In a post-colonial landscape, such a relationship with the land has the power to connect us with our South-Asian ancestors — as does Diaspora Co’s queer business ethos. Statues, myths, and tales of a pre-colonial South Asia represent fragments of a shattered past, where queer existence was perceived as an aspect of human nature and sensuality. Despite lingering colonial-era stigma and a right-wing hetero-patriarchal political landscape, homosocial  interactions are normalized within many South-Asian cultures. Yet, working and living in the  West, our understanding of queerness exists within a colonized framework.

Diaspora Co’s queer business manifesto is built on the theories of Black feminist writer Audre  Lorde — specifically as written in her essay ‘Uses of the Erotic’ — and acknowledges the work of  Black, queer, and trans elders in rooting queerness in active momentum towards liberation.  Although a complex dynamic, the team is aware of the tensions that arise when pairing queer politics with a business that inherently operates under capitalism. 

“The true sense of being a queer business is holding this dissonance and these conflicts while still doing our best to temporarily work within the systems as we aim to dismantle and abolish them,” writes wholesale manager Namita Chandra below the manifesto. “Although I do not believe we can abolish systems of oppression through reform or working ‘within’, we work to provide support and hope in the meantime. Being a queer business means working towards this  fruitful and affirming future.” 

This future is only possible if we work together. Queer community has immense power; it builds solidarity across borders, changes minds, and saves lives. Diaspora Co builds community through ventures such as Club Masala, its “spice-forward quarterly cooking club” hosted by  Javeri Kadri and recipe editor Asha Loupy. Seeking collaboration with value-aligned brands and creatives, the business also actively centers and uplifts the voices of marginalized individuals — in 2021, 44% of its marketing spend went towards queer, Black, and Indigenous folks, and other people of color. The team at Diaspora Co uses their privileges to offer visibility and championship for their communities, a safe space for those who fall outside of the “norm”  and validation for others who want to challenge the unequal world of business. 

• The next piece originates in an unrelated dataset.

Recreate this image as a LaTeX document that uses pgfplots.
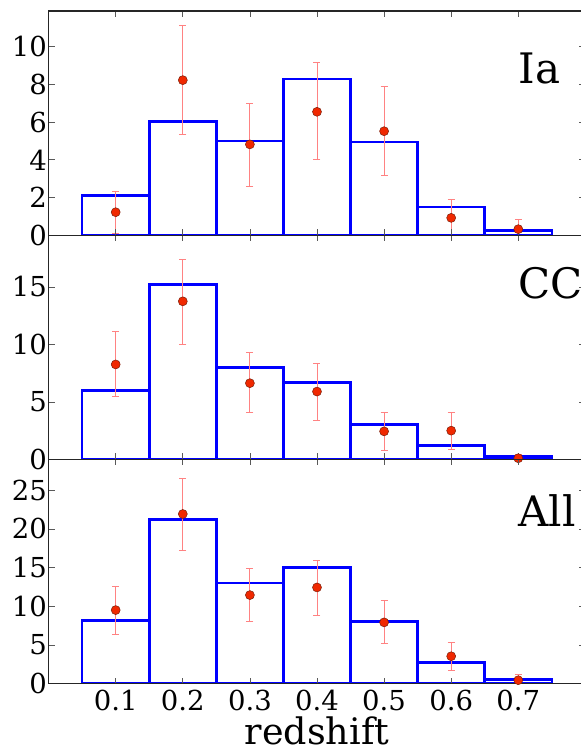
\documentclass[border=0pt]{standalone}
\usepackage{fontspec}
\setmainfont{DejaVu Serif}
\usepackage{pgfplots}
\pgfplotsset{compat=1.18}
\definecolor{errc}{RGB}{255,130,130}
\definecolor{ptfill}{RGB}{240,40,0}
\definecolor{ptedge}{RGB}{120,30,10}
\pgfplotsset{
  panel/.style={
    scale only axis, width=536.8pt, height=224.2pt,
    xmin=0, xmax=0.8,
    xtick={0.1,0.2,0.3,0.4,0.5,0.6,0.7},
    x tick label as interval=false,
    axis on top,
    tick align=inside,
    major tick length=6pt,
    every tick/.style={black!65, line width=0.7pt},
    axis line style={black!85, line width=1.3pt},
    /pgf/number format/assume math mode=true,
    tick label style={font=\fontsize{27.5}{27.5}\selectfont},
    yticklabel style={inner xsep=1.5pt},
    xticklabel style={anchor=base, yshift=-27pt},
    clip=true,
  },
  hist/.style={ybar interval, draw=blue, fill=none, line width=2.6pt},
  pts/.style={only marks, mark=*, mark size=4.5pt,
    mark options={fill=ptfill, draw=ptedge, line width=0.5pt},
    error bars/.cd, y dir=both, y explicit,
    error bar style={errc, line width=0.9pt},
    error mark options={rotate=90, mark size=3.5pt, errc, line width=0.9pt}},
}
\begin{document}
\begin{tikzpicture}
% Panel Ia
\begin{axis}[panel, at={(0,0)}, anchor=north west, ymin=0, ymax=11.9,
  ytick={0,2,4,6,8,10}, xticklabels={}]
\addplot[hist] coordinates {(0.05,2.1)(0.15,6.05)(0.25,5.0)(0.35,8.3)(0.45,4.95)(0.55,1.5)(0.65,0.25)(0.75,0)};
\addplot[pts] coordinates {
 (0.1,1.22) += (0,1.08) -= (0,1.12)
 (0.2,8.23) += (0,2.92) -= (0,2.87)
 (0.3,4.82) += (0,2.15) -= (0,2.22)
 (0.4,6.55) += (0,2.60) -= (0,2.53)
 (0.5,5.52) += (0,2.36) -= (0,2.33)
 (0.6,0.92) += (0,0.98) -= (0,0.98)
 (0.7,0.32) += (0,0.53) -= (0,0.53)
};
\node[anchor=base west, inner sep=0pt, font=\fontsize{42}{42}\selectfont] at (axis cs:0.7,8.07) {Ia};
\end{axis}
% Panel CC
\begin{axis}[panel, at={(0,-224.2pt)}, anchor=north west, ymin=0, ymax=19.5,
  ytick={0,5,10,15}, xticklabels={}]
\addplot[hist] coordinates {(0.05,6.0)(0.15,15.2)(0.25,8.0)(0.35,6.7)(0.45,3.05)(0.55,1.2)(0.65,0.25)(0.75,0)};
\addplot[pts] coordinates {
 (0.1,8.26) += (0,2.90) -= (0,2.82)
 (0.2,13.75) += (0,3.66) -= (0,3.78)
 (0.3,6.63) += (0,2.65) -= (0,2.56)
 (0.4,5.90) += (0,2.44) -= (0,2.47)
 (0.5,2.44) += (0,1.61) -= (0,1.62)
 (0.6,2.50) += (0,1.60) -= (0,1.63)
 (0.7,0.10) += (0,0.30) -= (0,0.30)
};
\node[anchor=base west, inner sep=0pt, font=\fontsize{42}{42}\selectfont] at (axis cs:0.7,14.0) {CC};
\end{axis}
% Panel All
\begin{axis}[panel, at={(0,-448.4pt)}, anchor=north west, ymin=0, ymax=29,
  ytick={0,5,10,15,20,25},
  xticklabels={0.1,0.2,0.3,0.4,0.5,0.6,0.7},
  xlabel={redshift},
  xlabel style={font=\fontsize{36.5}{36.5}\selectfont, at={(axis description cs:0.5,0)}, anchor=base, yshift=-61pt}]
\addplot[hist] coordinates {(0.05,8.2)(0.15,21.2)(0.25,13.0)(0.35,15.0)(0.45,8.0)(0.55,2.75)(0.65,0.5)(0.75,0)};
\addplot[pts] coordinates {
 (0.1,9.51) += (0,3.01) -= (0,3.19)
 (0.2,21.94) += (0,4.60) -= (0,4.69)
 (0.3,11.45) += (0,3.44) -= (0,3.36)
 (0.4,12.44) += (0,3.48) -= (0,3.58)
 (0.5,7.92) += (0,2.88) -= (0,2.76)
 (0.6,3.54) += (0,1.80) -= (0,1.86)
 (0.7,0.44) += (0,0.77) -= (0,0.77)
};
\node[anchor=base west, inner sep=0pt, font=\fontsize{42}{42}\selectfont] at (axis cs:0.7,20.3) {All};
\end{axis}
\pgfresetboundingbox
\useasboundingbox (-48.6pt,11pt) rectangle (532.4pt,-739pt);
\end{tikzpicture}
\end{document}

“We have the privilege to exist, succeed, and provide people with spices while saying that we’re a queer business. There are so many queer businesses out there that don’t have the voice,  scale, size, or resources to take that risk. So, in existing, we’re sort of opening the door,” shares  Javeri Kadri. “Even though I’m sure there are cons to us publicly mentioning that we’re a queer business, mostly it feels like an opportunity and a way to use our privilege for a lot of good.”